Gobel, archevêque de Paris, vint confesser à la barre qu’il n’avait jamais été qu’un imposteur, qu’un charlatan ; et qu’il méprisait le culte dont il avait été le ministre. Pour de l’argent une foule de prêtres suivit son exemple ; c’était à qui se déprêtriserait.

Le 20 Novembre 1793 mit le comble à ces folies irréligieuses ; vint une file immense d’hommes rangés sur deux lignes et couverts de dalmatiques, chasubles et chapes ; on portait sur des brancards des calices, des ciboires, des soleils, des candélabres, des plats d’or et d’argent. À cette riche offrande, la gaîté s’empara de la troupe qui l’apportait ; elle demanda pour prix de son zèle et en signe de triomphe, de danser à l’instant même la carmagnole ; la Convention nationale y consentit ; et plusieurs membres, sortant de leurs chaises curules, prirent par la main les filles revêtues d’habits sacerdotaux et dansèrent la carmagnole.

Le lendemain il fut décidé que les reliques de Sainte Geneviève seraient brûlées sur la place de Grève pour y expier le crime d’avoir servi à propager l’erreur, et à faire bouillir la marmite de chanoines fainéants. Un habitué de la Montagne et le plus terrible vociférateur parmi ces énergumènes, un nommé Fayan, voulut que le procès-verbal fût envoyé à toutes les sections et au Pape ; cela passa ; et l’on fut sur le point de recommencer la danse de la carmagnole.

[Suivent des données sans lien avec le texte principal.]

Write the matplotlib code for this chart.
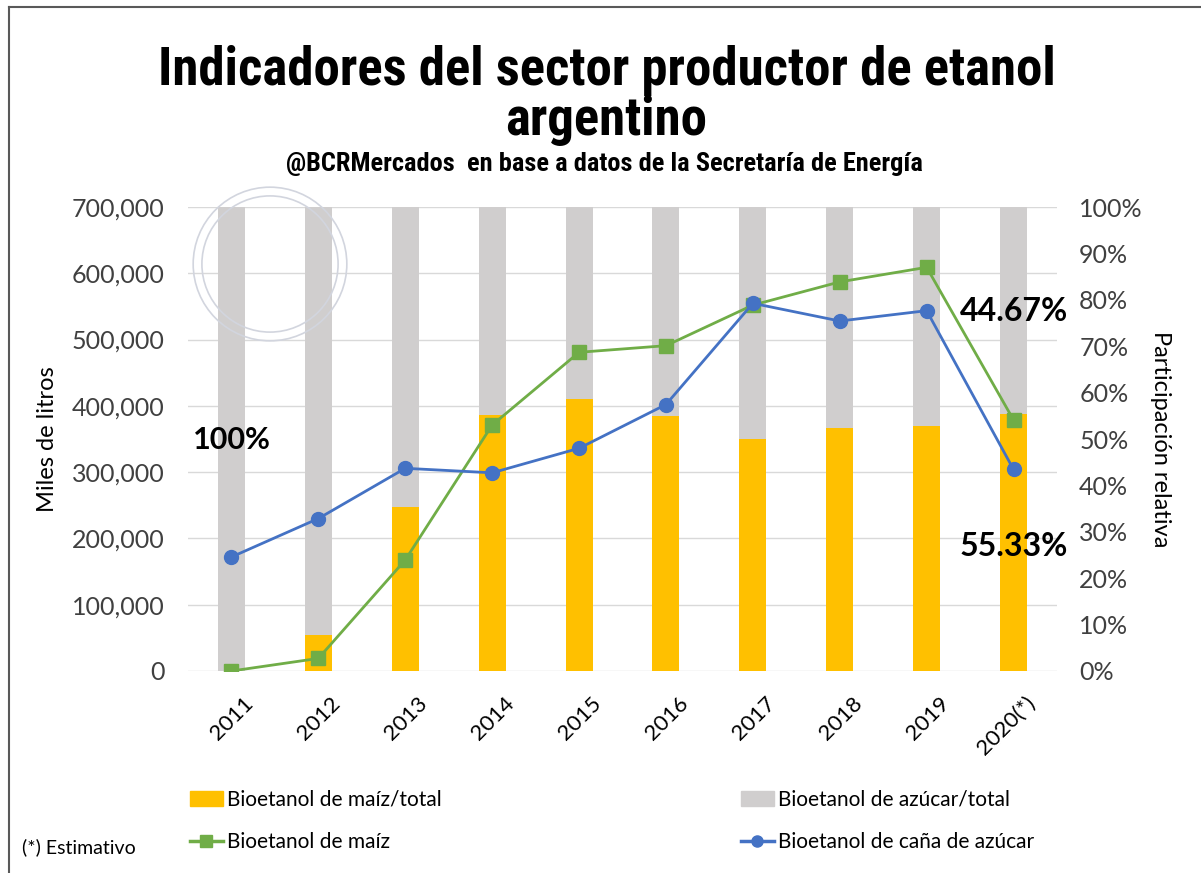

Mais au milieu de ces mascarades, les danseurs donnaient de l’aplomb au tribunal révolutionnaire, ordonnaient l’apothéose de Marat, aiguillonnaient le zèle homicide des proconsuls ; et par leur chère loi sur les suspects se ménageaient les moyens d’envoyer à l’échafaud ou de plonger dans la caverne des prisons quiconque n’obtiendrait pas de son comité révolutionnaire un certificat de civisme.